Que produtos não podem faltar na sua cozinha?
Um bom azeite é fundamental na cozinha portuguesa. Trabalhamos muito com azeite, com refogado. De resto, um bom peixe, estou muito ligado ao mar. O marisco também faz parte da minha vida e sem eles parece-me que me falta alguma coisa. Gosto de carne, mas o peixe e o marisco são os ingredientes que me fazem feliz.
Vai haver novidades no Atlântico?
É um trabalho ainda jovem. Neste momento queremos continuar com o conceito e ver por onde são os caminhos, as sugestões que temos.
Ganhou o CCA em 2015. O prémio impulsionou a sua carreira?
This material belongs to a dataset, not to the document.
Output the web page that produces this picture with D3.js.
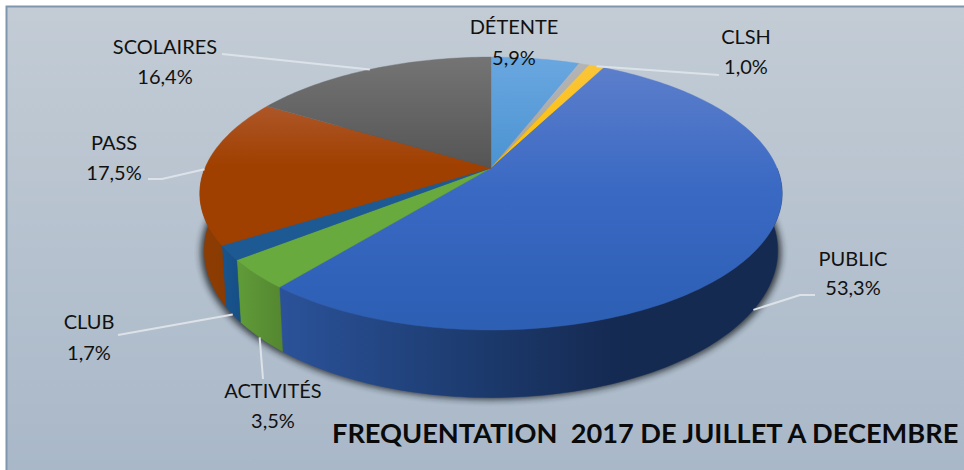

De certa forma, sim. Isto é um concurso para profissionais. É falado, mas acho que falta ainda alguma comunicação. [Sinto que falta] o interesse dos cozinheiros em querer concorrer e que o concurso ganhe alguma força, para que seja mais visível. Senti que foi bom para mim. Já trabalhava com um chef conhecido, já tinha o meu nome um bocadinho marcado através dele, e o concurso ajudou bastante a divulgar os meus pratos. Ao fim e ao cabo, não vamos com pratos do restaurante, levei os pratos que pensei, e isso faz com que também tenha essa distinção. É uma coisa que dá mesmo trabalho. É cansativo e às vezes as pessoas também não têm paciência, querem vencer à primeira e isto não é como nós queremos, temos de lutar um bocadinho mais.
Planos para o futuro, há?
Manter-me no Vila Vita e tentar criar um conceito giro, com força, que seja sustentável, que tenha algumas pernas para andar. Que seja rigoroso e diferente, também.